The truth is, one of the reasons why I return to the song is that I do discover things inside it each time. For instance, there is a simple five-note guitar line that threads through the whole musical arc. There is the well-placed shimmer of a cymbal that sounds like the chill of a winter wind. But these observations pop up unexpectedly, like gold in a patch of earth I was never excavating.
What I feel when I listen to the song, more commonly, is that I am completely and utterly transported. Me? I think too much, I worry too much, I wallow, I wonder about things I have no control over. But halfway through this song, my mind has quieted into a low-grade hum, and I no longer feel like a woman lying in her bed wearing jogging pants and an iPod but like a woman on the beach as the sun sets, waves crashing onto a cliffside, planes circling overhead, the squawk of birds, the rustle of the cool breeze, the love of my life beside me, and all I can do is collapse into him further and further, my hands clawing just to get deeper inside.
I try to explain the emotional effects of the song to my mother. I use different words. “The song begins small, OK? And then the strings come in, and then the chorus comes in, and it explodes into this huge, smashing symphony until my heart is pounding and then it just throttles back until there’s just these small, plucked guitar notes, and it ends.”
My mother is a classical music expert, who discusses esoteric qualities of music in a simple and educated way that I admire. I know that she will never understand my craving for Oasis’s “Don’t Go Away”—in the same way I will probably never understand her craving for Bach’s cello sonatas—but I am still yearning to put a name to my desire. And so I ask her, “What I just described to you about the song, the way it swells and fades—what would you call that?”
“Well, I would call that music,” she says. She is not being smug. She is being precise. “All music is soul music.”
I guess so. And it’s not surprising that my soul, bruised and wanting as it is, needs these words: “So don’t go away / Say what you say / Say that you’ll stay / Forever and a day / In the time of my life / Cause I need more time / Yes I need more time just to make things right.”
I went through a few weeks when I thought something might change between me and the man who had left me. I started to think that I could forgive him, I started to suspect he might change his mind, and I started to believe what the song was telling me, that you can sing someone back into your arms, you can woo them with beautiful words, you can beg and plead and keep them from slipping away at dawn.

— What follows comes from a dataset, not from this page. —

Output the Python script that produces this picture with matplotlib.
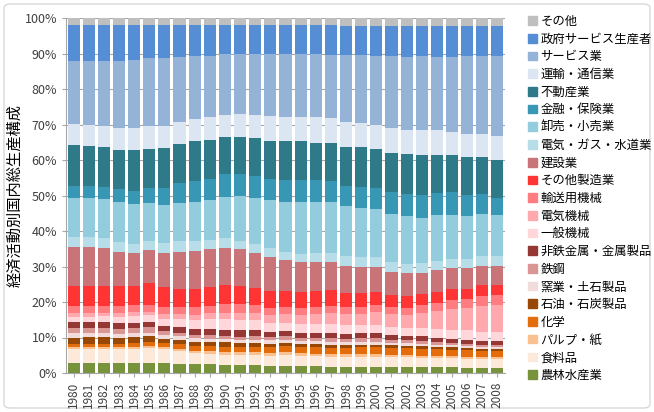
import numpy as np
import matplotlib
matplotlib.use("Agg")
import matplotlib.pyplot as plt
from matplotlib.patches import FancyBboxPatch, Patch

plt.rcParams['font.family'] = ['Noto Sans CJK JP', 'DejaVu Sans']

years = [str(y) for y in range(1980, 2009)]

# shares (%), bottom to top
agri = [2.7,2.7,2.7,2.7,2.7,2.7,2.7,2.6,2.5,2.4,2.3,2.2,2.2,2.0,2.1,1.9,1.9,1.8,1.8,1.8,1.8,1.7,1.7,1.7,1.6,1.6,1.5,1.5,1.5]
food = [4.1,4.1,4.1,4.0,4.0,4.3,4.0,3.6,3.0,2.9,2.8,2.8,2.9,2.9,2.9,2.9,2.8,2.8,2.8,2.8,2.8,2.7,2.7,2.6,2.6,2.5,2.5,2.4,2.4]
pulp = [0.6,0.6,0.6,0.6,0.6,0.7,0.7,0.7,0.8,0.8,0.9,0.8,0.8,0.8,0.8,0.7,0.7,0.7,0.7,0.7,0.7,0.7,0.6,0.6,0.6,0.6,0.5,0.5,0.5]
chem = [0.8,0.9,0.9,1.0,1.1,1.1,1.0,1.2,1.3,1.4,1.4,1.5,1.5,1.6,1.7,1.7,1.8,1.8,1.8,1.9,1.9,1.9,2.0,2.0,1.9,1.9,1.9,1.8,1.8]
oil = [1.8,1.8,1.8,1.7,1.7,1.6,1.2,1.2,1.2,1.2,1.2,1.1,1.1,1.0,1.0,0.9,0.9,0.9,0.8,0.8,0.8,0.8,0.7,0.7,0.7,0.6,0.6,0.6,0.6]
ceramic = [1.2,1.2,1.2,1.1,1.1,1.0,1.2,1.1,1.0,1.0,0.9,0.9,0.9,0.9,0.9,0.9,0.8,0.8,0.8,0.8,0.8,0.7,0.7,0.7,0.6,0.6,0.6,0.5,0.5]
steel = [1.6,1.5,1.5,1.4,1.5,1.5,0.9,0.9,1.0,1.0,0.9,0.9,0.9,0.9,0.9,0.9,0.9,1.0,1.0,1.0,1.0,0.9,0.9,0.8,0.8,0.7,0.7,0.6,0.6]
metal = [1.5,1.5,1.5,1.5,1.5,1.6,1.6,1.7,1.7,1.7,1.7,1.8,1.7,1.5,1.5,1.5,1.5,1.5,1.4,1.4,1.4,1.3,1.2,1.2,1.1,1.1,1.1,1.0,1.0]
gen_mach = [1.6,1.6,1.7,1.8,1.8,1.7,2.0,2.1,2.4,2.7,3.0,3.0,2.8,2.5,2.4,2.4,2.5,2.5,2.3,2.2,2.3,2.2,2.2,2.4,2.5,2.6,2.7,2.7,2.7]
elec_mach = [0.9,1.0,1.0,1.1,1.2,1.1,1.3,1.4,1.5,1.7,1.9,2.0,2.0,2.1,2.3,2.5,2.8,3.1,3.1,3.3,3.8,3.8,3.7,4.3,5.1,5.9,6.1,7.4,7.6]
trans_mach = [2.1,2.0,2.0,2.1,2.0,1.9,1.9,2.0,2.1,2.2,2.3,2.4,2.3,2.2,2.1,2.1,2.0,2.1,2.0,2.0,1.9,1.9,2.0,2.2,2.3,2.5,2.6,2.7,2.8]
other_mfg = [5.6,5.6,5.5,5.5,5.2,6.1,5.6,5.3,5.3,5.3,5.4,5.2,4.9,4.6,4.5,4.5,4.4,4.3,4.0,3.9,3.7,3.5,3.2,3.1,3.1,3.1,3.0,3.1,2.8]
construction = [11.1,11.1,10.7,9.6,9.4,9.3,9.7,10.3,10.7,10.5,10.5,10.2,9.9,9.8,8.6,8.3,8.2,7.9,7.7,7.2,7.1,6.4,6.5,5.9,6.1,5.8,5.7,5.3,5.3]
utility = [2.8,2.8,2.8,2.8,2.6,2.7,2.7,3.0,2.8,2.7,2.7,2.5,2.3,2.5,2.5,2.3,2.7,2.7,2.8,2.9,2.8,2.9,2.6,2.7,2.6,2.5,2.7,2.9,2.9]
wholesale = [10.9,10.8,11.0,11.2,11.1,10.6,10.9,10.8,11.0,11.2,11.7,12.6,13.2,13.3,14.0,14.8,14.4,14.3,14.0,13.9,13.5,13.5,13.4,12.9,12.8,12.4,12.0,11.7,11.4]
finance = [3.4,3.5,3.5,3.7,3.9,4.2,4.8,5.5,5.8,6.0,6.5,6.2,6.2,6.1,6.3,6.2,6.0,5.9,5.7,5.9,5.7,6.1,6.4,6.4,6.3,6.6,6.0,5.7,4.9]
real_estate = [11.4,11.2,11.3,11.1,11.3,11.1,11.3,11.1,11.2,10.8,10.4,10.4,10.5,10.7,10.8,10.8,10.6,10.6,11.1,11.1,11.0,11.1,11.1,11.1,10.8,10.5,10.6,10.4,10.7]
transport = [6.0,6.0,5.8,6.2,6.2,6.4,6.1,6.3,6.2,6.7,6.2,6.4,6.6,7.0,6.9,6.7,7.1,7.0,7.0,6.9,6.9,7.0,6.9,7.1,7.0,6.5,6.5,6.5,6.8]
services = [17.8,18.0,18.3,18.8,19.3,19.0,19.0,18.2,17.8,17.1,17.2,17.1,17.3,17.6,17.7,17.9,17.9,17.9,18.8,19.1,19.4,20.2,20.6,20.9,20.4,21.1,22.0,22.0,22.5]
government = [10.1,10.1,10.1,10.1,9.8,9.4,9.4,9.0,8.7,8.7,8.1,8.0,8.0,8.0,8.1,8.1,8.1,8.4,8.2,8.2,8.5,8.5,8.7,8.5,8.9,8.7,8.5,8.5,8.5]
other = [2.0,2.0,2.0,2.0,2.0,2.0,2.0,2.0,2.0,2.0,2.0,2.0,2.0,2.0,2.0,2.0,2.0,2.0,2.2,2.2,2.2,2.2,2.2,2.2,2.2,2.2,2.2,2.2,2.2]

series = [
    ("農林水産業", agri, "#77933C"),
    ("食料品", food, "#FDE9D9"),
    ("パルプ・紙", pulp, "#FAC090"),
    ("化学", chem, "#E46C0A"),
    ("石油・石炭製品", oil, "#974806"),
    ("窯業・土石製品", ceramic, "#F2DCDB"),
    ("鉄鋼", steel, "#D99694"),
    ("非鉄金属・金属製品", metal, "#953735"),
    ("一般機械", gen_mach, "#FFD7DA"),
    ("電気機械", elec_mach, "#FFA9AE"),
    ("輸送用機械", trans_mach, "#FF7C80"),
    ("その他製造業", other_mfg, "#FF3535"),
    ("建設業", construction, "#C97479"),
    ("電気・ガス・水道業", utility, "#B7DEE8"),
    ("卸売・小売業", wholesale, "#93CDDD"),
    ("金融・保険業", finance, "#3797B5"),
    ("不動産業", real_estate, "#2E7A88"),
    ("運輸・通信業", transport, "#DCE6F2"),
    ("サービス業", services, "#95B3D7"),
    ("政府サービス生産者", government, "#558ED5"),
    ("その他", other, "#BFBFBF"),
]

data = np.array([s[1] for s in series])
data = data / data.sum(axis=0) * 100

fig = plt.figure(figsize=(6.54, 4.12), dpi=100)
fig.patches.append(FancyBboxPatch((4/654, 4/412), 646/654, 404/412,
                                  boxstyle="round,pad=0,rounding_size=0.01",
                                  transform=fig.transFigure, fc="white",
                                  ec="#D9D9D9", lw=1, zorder=-10))
ax = fig.add_axes([66/654, 1-373/412, 439/654, 355/412])

x = np.arange(len(years))
bottom = np.zeros(len(years))
for (name, _, col), vals in zip(series, data):
    ax.bar(x, vals, 0.8, bottom=bottom, color=col, zorder=2)
    bottom += vals

ax.set_xlim(-0.5, len(years)-0.5)
ax.set_ylim(0, 100)
ax.set_yticks(range(0, 101, 10))
ax.set_yticklabels([f"{v}%" for v in range(0, 101, 10)], fontsize=9, color="#404040")
ax.set_xticks(x)
ax.set_xticklabels(years, rotation=90, fontsize=8.5, color="#404040")
ax.grid(axis="y", color="#A6A6A6", lw=0.8, zorder=0)
for s in ["top", "right"]:
    ax.spines[s].set_visible(False)
for s in ["left", "bottom"]:
    ax.spines[s].set_color("#A6A6A6")
ax.tick_params(axis="both", color="#A6A6A6", length=3)
ax.set_ylabel("経済活動別国内総生産構成", fontsize=11, labelpad=1)

handles = [Patch(color=c) for _, _, c in series][::-1]
labels = [n for n, _, _ in series][::-1]
fig.legend(handles, labels, loc="upper left", bbox_to_anchor=(523/654, 1-10/412),
           frameon=False, fontsize=8.9, handlelength=0.7, handleheight=0.7,
           handletextpad=0.3, labelspacing=0.38, borderaxespad=0)

fig.savefig("out.png", dpi=100)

But the song really isn’t about that. It begins with an image: “And as the day was dawning / My plane flew away / With all the things caught in my mind.” It’s an irreversible separation. The plane doesn’t turn back around. No one runs down the tarmac and leaps into your arms one last time. You can write the pretty words full of longing, you can sing the song to stadiums, 20, 200, or 2,000 times if you must, but it does not change the fact that you left someone on the ground while your plane kept hurtling forward, like it or not, away from everything that has passed and everyone who came before. Some people go away, whether we love them or not. That’s the simple truth of the song.
And now, if you’ll excuse me, I have something to listen to for the next two hours.